Otherwise, she might suffer the full mental anguish that would normally be associated with such memories. But as a line of argument it won't be accepted by anyone who did not support the IRA campaign. She is speaking a different language from most of the population.

Sinn Féin operates a seemingly unconscious double standard in which the wrongdoing of others is to be remembered and probed, but IRA activity, although it caused pain, sits outside the criminal justice system and truth-recovery process. Anderson, now a member of the policing board, speaks of instances of politically motivated collusion between the security forces and paramilitaries as "crimes against humanity".

Yet IRA actions were never crimes against humanity, because they were inspired by the same sort of political motives she attributes to the police.

The point featured in a recent exchange between Martin McGuinness and Stephen Nolan of the BBC, who has a gift for bluntness.

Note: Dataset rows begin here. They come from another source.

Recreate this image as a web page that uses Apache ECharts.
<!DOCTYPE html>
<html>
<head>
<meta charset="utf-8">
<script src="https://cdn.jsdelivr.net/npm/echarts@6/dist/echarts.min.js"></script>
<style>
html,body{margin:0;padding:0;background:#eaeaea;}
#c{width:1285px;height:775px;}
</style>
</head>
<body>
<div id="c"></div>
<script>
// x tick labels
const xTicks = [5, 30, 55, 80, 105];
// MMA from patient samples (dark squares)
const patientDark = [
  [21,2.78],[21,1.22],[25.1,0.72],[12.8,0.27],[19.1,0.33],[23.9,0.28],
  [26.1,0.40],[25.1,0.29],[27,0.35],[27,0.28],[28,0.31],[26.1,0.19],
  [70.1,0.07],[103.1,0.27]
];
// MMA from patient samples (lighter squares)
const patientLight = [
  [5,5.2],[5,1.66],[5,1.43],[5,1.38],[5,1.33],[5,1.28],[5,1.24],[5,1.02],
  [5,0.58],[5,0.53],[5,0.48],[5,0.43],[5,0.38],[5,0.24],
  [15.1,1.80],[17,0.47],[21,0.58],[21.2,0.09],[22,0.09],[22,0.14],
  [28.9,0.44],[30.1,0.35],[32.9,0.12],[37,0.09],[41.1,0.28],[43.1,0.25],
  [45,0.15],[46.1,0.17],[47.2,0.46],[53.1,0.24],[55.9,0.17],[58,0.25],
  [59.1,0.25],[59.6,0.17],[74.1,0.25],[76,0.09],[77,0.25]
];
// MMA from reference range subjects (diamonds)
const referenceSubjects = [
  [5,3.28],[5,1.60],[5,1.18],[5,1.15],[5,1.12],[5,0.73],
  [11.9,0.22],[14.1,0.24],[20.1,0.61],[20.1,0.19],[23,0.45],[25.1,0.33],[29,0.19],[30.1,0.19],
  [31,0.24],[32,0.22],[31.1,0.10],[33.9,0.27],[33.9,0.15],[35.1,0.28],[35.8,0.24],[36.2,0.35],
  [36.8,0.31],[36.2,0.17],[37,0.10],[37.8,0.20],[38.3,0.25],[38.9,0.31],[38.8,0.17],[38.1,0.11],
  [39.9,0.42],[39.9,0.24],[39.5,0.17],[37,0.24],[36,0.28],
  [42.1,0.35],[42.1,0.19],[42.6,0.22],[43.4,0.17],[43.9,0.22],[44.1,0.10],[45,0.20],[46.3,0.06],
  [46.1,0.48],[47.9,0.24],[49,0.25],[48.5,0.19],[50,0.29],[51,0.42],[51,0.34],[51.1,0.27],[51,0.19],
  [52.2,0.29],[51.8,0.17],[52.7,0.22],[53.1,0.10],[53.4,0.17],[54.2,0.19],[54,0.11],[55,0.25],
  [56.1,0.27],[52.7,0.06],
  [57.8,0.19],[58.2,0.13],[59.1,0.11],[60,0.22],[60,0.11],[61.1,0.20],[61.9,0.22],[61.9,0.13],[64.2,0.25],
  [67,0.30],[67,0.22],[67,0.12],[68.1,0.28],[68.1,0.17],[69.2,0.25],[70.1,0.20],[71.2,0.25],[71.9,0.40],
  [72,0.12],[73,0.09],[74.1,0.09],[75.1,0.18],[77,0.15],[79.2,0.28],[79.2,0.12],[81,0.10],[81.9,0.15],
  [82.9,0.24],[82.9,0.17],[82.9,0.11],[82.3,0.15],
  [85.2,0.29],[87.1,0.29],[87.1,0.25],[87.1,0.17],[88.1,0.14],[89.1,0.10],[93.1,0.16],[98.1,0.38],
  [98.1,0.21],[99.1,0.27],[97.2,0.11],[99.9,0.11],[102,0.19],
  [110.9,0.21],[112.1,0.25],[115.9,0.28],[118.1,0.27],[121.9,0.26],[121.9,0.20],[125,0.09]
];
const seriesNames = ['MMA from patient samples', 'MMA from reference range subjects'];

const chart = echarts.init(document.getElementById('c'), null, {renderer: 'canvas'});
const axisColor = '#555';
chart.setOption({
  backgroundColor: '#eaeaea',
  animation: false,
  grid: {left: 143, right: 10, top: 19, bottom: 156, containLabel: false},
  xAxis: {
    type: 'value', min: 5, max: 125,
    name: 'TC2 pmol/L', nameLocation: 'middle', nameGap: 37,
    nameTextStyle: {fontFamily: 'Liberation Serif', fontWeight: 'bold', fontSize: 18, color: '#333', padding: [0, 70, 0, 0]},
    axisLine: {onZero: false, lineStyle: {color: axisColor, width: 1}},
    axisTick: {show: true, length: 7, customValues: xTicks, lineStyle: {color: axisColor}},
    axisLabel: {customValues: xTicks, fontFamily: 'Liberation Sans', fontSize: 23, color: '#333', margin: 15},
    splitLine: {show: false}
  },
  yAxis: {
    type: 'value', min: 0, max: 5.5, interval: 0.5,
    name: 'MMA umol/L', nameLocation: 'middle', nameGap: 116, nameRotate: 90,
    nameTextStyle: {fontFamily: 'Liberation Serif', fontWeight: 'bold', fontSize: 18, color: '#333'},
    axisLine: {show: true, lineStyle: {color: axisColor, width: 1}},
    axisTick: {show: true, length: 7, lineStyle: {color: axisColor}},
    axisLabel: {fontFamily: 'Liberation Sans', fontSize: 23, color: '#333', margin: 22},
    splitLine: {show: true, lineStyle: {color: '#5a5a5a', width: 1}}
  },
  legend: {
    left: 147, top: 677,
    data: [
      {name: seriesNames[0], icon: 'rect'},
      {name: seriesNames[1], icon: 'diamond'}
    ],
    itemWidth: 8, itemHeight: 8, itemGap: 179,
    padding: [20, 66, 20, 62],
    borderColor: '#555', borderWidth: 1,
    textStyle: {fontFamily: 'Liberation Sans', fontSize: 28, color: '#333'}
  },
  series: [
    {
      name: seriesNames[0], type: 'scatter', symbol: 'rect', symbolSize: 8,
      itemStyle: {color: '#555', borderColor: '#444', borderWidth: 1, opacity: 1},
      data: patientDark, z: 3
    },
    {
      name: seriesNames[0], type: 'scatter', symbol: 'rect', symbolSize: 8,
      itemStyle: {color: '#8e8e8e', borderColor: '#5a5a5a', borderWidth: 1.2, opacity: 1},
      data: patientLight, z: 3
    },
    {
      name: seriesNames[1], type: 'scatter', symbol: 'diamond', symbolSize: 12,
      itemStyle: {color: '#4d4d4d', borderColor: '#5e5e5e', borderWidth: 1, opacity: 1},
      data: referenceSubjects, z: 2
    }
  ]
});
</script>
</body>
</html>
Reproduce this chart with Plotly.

Nolan asked McGuinness if he had killed anybody. McGuinness hedged and talked about being an IRA leader at a time when people suffered.

"I'm wondering if I am looking at a killer," Nolan persisted. "You can wonder all you like," replied McGuinness.

Asked if, now that he supported law and order, McGuinness would like people to report anything he had done wrong, he replied: "I'm not a criminal. I was never a criminal . . . I'm not asking or advocating that republicans and nationalists should give information on the IRA over the IRA campaign. I can't do that."

This attempt to close the book on the IRA campaign because of its political character, while calling for public inquiries into other acts of violence that sprang from the political conflict, won't wash.

It leaves Sinn Féin looking like hypocrites, having no answers to the hard questions.


June 11, 2007

This article first appeared in the Sunday Times on June 10, 2007.